§ EXERCISE REQUIREMENTS:
Quote all lines below exactly. Images stay out.

§ INFORMATION SHOWN:
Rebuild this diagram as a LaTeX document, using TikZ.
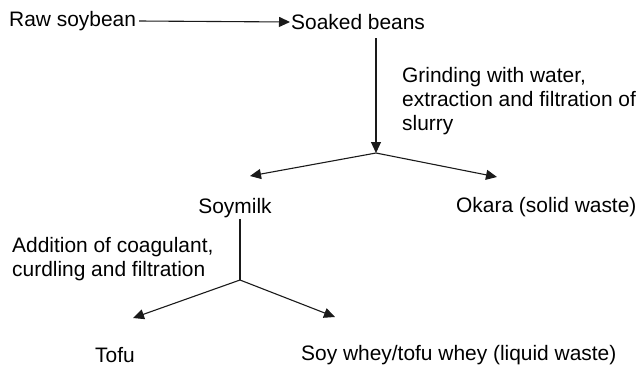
\documentclass[tikz,border=0pt]{standalone}
\usepackage{fontspec}
\setmainfont{Liberation Sans}
\usetikzlibrary{arrows.meta,positioning,calc}
\definecolor{inkgray}{HTML}{1A1A1A}
\tikzset{
  label/.style={font=\fontsize{21}{24}\selectfont, text=black, inner sep=1bp},
  step note/.style={label, align=left, anchor=north west},
  flow/.style={-{Triangle[length=11bp,width=10bp]}, line width=1.1bp, color=inkgray},
  stem/.style={line width=1.1bp, color=inkgray},
}
\begin{document}
\begin{tikzpicture}[x=1bp,y=-1bp]
  \useasboundingbox (0,0) rectangle (639,366);
  % top row
  \node[label, anchor=west] (raw) at (8,21) {Raw soybean};
  \node[label, anchor=west] (soaked) at (290,22) {Soaked beans};
  \draw[flow] ([xshift=2bp]raw.east) -- (soaked.west);
  % grinding
  \coordinate (split1) at (376,153);
  \coordinate (tomilk) at (250,176);
  \coordinate (tookara) at (497,177);
  \draw[flow] (split1 |- 0,38) -- (split1);
  \draw[flow] (split1) -- (tomilk);
  \draw[flow] (split1) -- (tookara);
  \node[step note] (grind) at (401,66) {Grinding with water,\\extraction and filtration of\\slurry};
  \node[label] (milk) at (235,208) {Soymilk};
  \node[label, anchor=west] (okara) at (455,207) {Okara (solid waste)};
  % curdling
  \coordinate (split2) at (240,280);
  \coordinate (totofu) at (133,318);
  \coordinate (towhey) at (335,317);
  \draw[stem] (split2 |- milk.south) -- (split2);
  \draw[flow] (split2) -- (totofu);
  \draw[flow] (split2) -- (towhey);
  \node[step note] (curd) at (11,236) {Addition of coagulant,\\curdling and filtration};
  \node[label] (tofu) at (115,355) {Tofu};
  \node[label, anchor=west] (whey) at (300,355) {Soy whey/tofu whey (liquid waste)};
\end{tikzpicture}
\end{document}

§ THE OUTPUT:
Rebuild this diagram as a LaTeX document, using TikZ.
\documentclass[tikz,border=0pt]{standalone}
\usepackage{fontspec}
\setmainfont{Liberation Sans}
\usetikzlibrary{arrows.meta,positioning,calc}
\definecolor{inkgray}{HTML}{1A1A1A}
\tikzset{
  label/.style={font=\fontsize{21}{24}\selectfont, text=black, inner sep=1bp},
  step note/.style={label, align=left, anchor=north west},
  flow/.style={-{Triangle[length=11bp,width=10bp]}, line width=1.1bp, color=inkgray},
  stem/.style={line width=1.1bp, color=inkgray},
}
\begin{document}
\begin{tikzpicture}[x=1bp,y=-1bp]
  \useasboundingbox (0,0) rectangle (639,366);
  % top row
  \node[label, anchor=west] (raw) at (8,21) {Raw soybean};
  \node[label, anchor=west] (soaked) at (290,22) {Soaked beans};
  \draw[flow] ([xshift=2bp]raw.east) -- (soaked.west);
  % grinding
  \coordinate (split1) at (376,153);
  \coordinate (tomilk) at (250,176);
  \coordinate (tookara) at (497,177);
  \draw[flow] (split1 |- 0,38) -- (split1);
  \draw[flow] (split1) -- (tomilk);
  \draw[flow] (split1) -- (tookara);
  \node[step note] (grind) at (401,66) {Grinding with water,\\extraction and filtration of\\slurry};
  \node[label] (milk) at (235,208) {Soymilk};
  \node[label, anchor=west] (okara) at (455,207) {Okara (solid waste)};
  % curdling
  \coordinate (split2) at (240,280);
  \coordinate (totofu) at (133,318);
  \coordinate (towhey) at (335,317);
  \draw[stem] (split2 |- milk.south) -- (split2);
  \draw[flow] (split2) -- (totofu);
  \draw[flow] (split2) -- (towhey);
  \node[step note] (curd) at (11,236) {Addition of coagulant,\\curdling and filtration};
  \node[label] (tofu) at (115,355) {Tofu};
  \node[label, anchor=west] (whey) at (300,355) {Soy whey/tofu whey (liquid waste)};
\end{tikzpicture}
\end{document}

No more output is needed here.